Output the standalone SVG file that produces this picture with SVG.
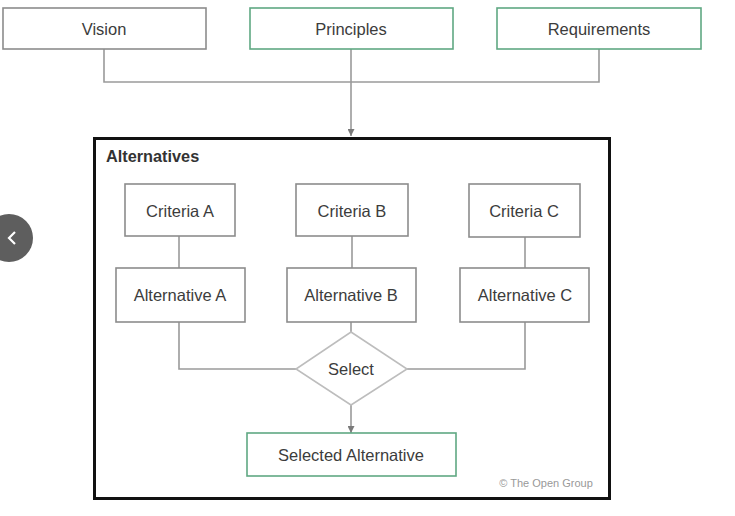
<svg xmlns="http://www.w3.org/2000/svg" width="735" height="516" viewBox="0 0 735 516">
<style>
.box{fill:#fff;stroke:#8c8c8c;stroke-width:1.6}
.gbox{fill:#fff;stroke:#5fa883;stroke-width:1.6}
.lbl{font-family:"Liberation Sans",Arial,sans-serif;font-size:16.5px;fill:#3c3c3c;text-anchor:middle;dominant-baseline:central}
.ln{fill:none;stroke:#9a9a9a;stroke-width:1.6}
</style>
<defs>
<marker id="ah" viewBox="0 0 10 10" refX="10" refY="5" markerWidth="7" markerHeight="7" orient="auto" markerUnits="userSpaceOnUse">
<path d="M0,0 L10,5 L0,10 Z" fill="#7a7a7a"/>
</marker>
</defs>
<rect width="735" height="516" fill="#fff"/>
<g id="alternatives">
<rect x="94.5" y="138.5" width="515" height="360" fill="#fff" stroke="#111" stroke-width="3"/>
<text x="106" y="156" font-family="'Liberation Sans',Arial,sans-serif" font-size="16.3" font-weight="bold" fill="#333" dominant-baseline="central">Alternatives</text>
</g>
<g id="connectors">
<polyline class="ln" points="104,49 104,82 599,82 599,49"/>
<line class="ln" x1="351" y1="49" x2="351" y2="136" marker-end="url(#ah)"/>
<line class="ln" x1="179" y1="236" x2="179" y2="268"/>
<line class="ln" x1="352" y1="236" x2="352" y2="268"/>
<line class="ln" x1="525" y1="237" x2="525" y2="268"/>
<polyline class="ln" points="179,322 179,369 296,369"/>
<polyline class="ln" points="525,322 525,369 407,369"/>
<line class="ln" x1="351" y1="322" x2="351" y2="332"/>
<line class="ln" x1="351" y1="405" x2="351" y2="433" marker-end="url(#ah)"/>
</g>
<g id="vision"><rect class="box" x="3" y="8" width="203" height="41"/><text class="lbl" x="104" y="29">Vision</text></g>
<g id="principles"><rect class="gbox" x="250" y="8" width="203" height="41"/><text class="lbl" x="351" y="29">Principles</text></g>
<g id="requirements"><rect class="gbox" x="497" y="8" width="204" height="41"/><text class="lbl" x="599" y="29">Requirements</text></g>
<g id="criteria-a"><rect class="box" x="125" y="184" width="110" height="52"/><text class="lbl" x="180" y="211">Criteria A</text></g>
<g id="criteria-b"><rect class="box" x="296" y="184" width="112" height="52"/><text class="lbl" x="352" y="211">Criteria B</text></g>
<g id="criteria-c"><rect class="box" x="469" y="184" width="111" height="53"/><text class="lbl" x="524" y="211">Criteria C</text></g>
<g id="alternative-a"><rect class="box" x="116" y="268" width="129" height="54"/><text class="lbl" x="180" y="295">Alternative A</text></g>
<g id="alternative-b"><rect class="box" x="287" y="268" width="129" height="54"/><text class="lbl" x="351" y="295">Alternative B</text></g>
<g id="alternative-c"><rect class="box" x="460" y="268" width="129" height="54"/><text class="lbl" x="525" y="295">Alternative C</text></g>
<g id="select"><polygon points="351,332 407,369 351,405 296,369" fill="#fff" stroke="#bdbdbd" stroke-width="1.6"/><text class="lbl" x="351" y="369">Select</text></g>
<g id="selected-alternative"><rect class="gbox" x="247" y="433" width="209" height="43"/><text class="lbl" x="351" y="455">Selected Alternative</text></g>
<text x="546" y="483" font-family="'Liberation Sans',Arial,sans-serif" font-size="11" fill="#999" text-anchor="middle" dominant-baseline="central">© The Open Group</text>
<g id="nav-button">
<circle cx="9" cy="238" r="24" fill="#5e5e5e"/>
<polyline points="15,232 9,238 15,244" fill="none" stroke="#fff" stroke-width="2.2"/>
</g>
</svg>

━━━

## What is expected
Keep the pictures out of the copy and write out the data exactly as it stands.

## Complete output
Output the standalone SVG file that produces this picture with SVG.
<svg xmlns="http://www.w3.org/2000/svg" width="735" height="516" viewBox="0 0 735 516">
<style>
.box{fill:#fff;stroke:#8c8c8c;stroke-width:1.6}
.gbox{fill:#fff;stroke:#5fa883;stroke-width:1.6}
.lbl{font-family:"Liberation Sans",Arial,sans-serif;font-size:16.5px;fill:#3c3c3c;text-anchor:middle;dominant-baseline:central}
.ln{fill:none;stroke:#9a9a9a;stroke-width:1.6}
</style>
<defs>
<marker id="ah" viewBox="0 0 10 10" refX="10" refY="5" markerWidth="7" markerHeight="7" orient="auto" markerUnits="userSpaceOnUse">
<path d="M0,0 L10,5 L0,10 Z" fill="#7a7a7a"/>
</marker>
</defs>
<rect width="735" height="516" fill="#fff"/>
<g id="alternatives">
<rect x="94.5" y="138.5" width="515" height="360" fill="#fff" stroke="#111" stroke-width="3"/>
<text x="106" y="156" font-family="'Liberation Sans',Arial,sans-serif" font-size="16.3" font-weight="bold" fill="#333" dominant-baseline="central">Alternatives</text>
</g>
<g id="connectors">
<polyline class="ln" points="104,49 104,82 599,82 599,49"/>
<line class="ln" x1="351" y1="49" x2="351" y2="136" marker-end="url(#ah)"/>
<line class="ln" x1="179" y1="236" x2="179" y2="268"/>
<line class="ln" x1="352" y1="236" x2="352" y2="268"/>
<line class="ln" x1="525" y1="237" x2="525" y2="268"/>
<polyline class="ln" points="179,322 179,369 296,369"/>
<polyline class="ln" points="525,322 525,369 407,369"/>
<line class="ln" x1="351" y1="322" x2="351" y2="332"/>
<line class="ln" x1="351" y1="405" x2="351" y2="433" marker-end="url(#ah)"/>
</g>
<g id="vision"><rect class="box" x="3" y="8" width="203" height="41"/><text class="lbl" x="104" y="29">Vision</text></g>
<g id="principles"><rect class="gbox" x="250" y="8" width="203" height="41"/><text class="lbl" x="351" y="29">Principles</text></g>
<g id="requirements"><rect class="gbox" x="497" y="8" width="204" height="41"/><text class="lbl" x="599" y="29">Requirements</text></g>
<g id="criteria-a"><rect class="box" x="125" y="184" width="110" height="52"/><text class="lbl" x="180" y="211">Criteria A</text></g>
<g id="criteria-b"><rect class="box" x="296" y="184" width="112" height="52"/><text class="lbl" x="352" y="211">Criteria B</text></g>
<g id="criteria-c"><rect class="box" x="469" y="184" width="111" height="53"/><text class="lbl" x="524" y="211">Criteria C</text></g>
<g id="alternative-a"><rect class="box" x="116" y="268" width="129" height="54"/><text class="lbl" x="180" y="295">Alternative A</text></g>
<g id="alternative-b"><rect class="box" x="287" y="268" width="129" height="54"/><text class="lbl" x="351" y="295">Alternative B</text></g>
<g id="alternative-c"><rect class="box" x="460" y="268" width="129" height="54"/><text class="lbl" x="525" y="295">Alternative C</text></g>
<g id="select"><polygon points="351,332 407,369 351,405 296,369" fill="#fff" stroke="#bdbdbd" stroke-width="1.6"/><text class="lbl" x="351" y="369">Select</text></g>
<g id="selected-alternative"><rect class="gbox" x="247" y="433" width="209" height="43"/><text class="lbl" x="351" y="455">Selected Alternative</text></g>
<text x="546" y="483" font-family="'Liberation Sans',Arial,sans-serif" font-size="11" fill="#999" text-anchor="middle" dominant-baseline="central">© The Open Group</text>
<g id="nav-button">
<circle cx="9" cy="238" r="24" fill="#5e5e5e"/>
<polyline points="15,232 9,238 15,244" fill="none" stroke="#fff" stroke-width="2.2"/>
</g>
</svg>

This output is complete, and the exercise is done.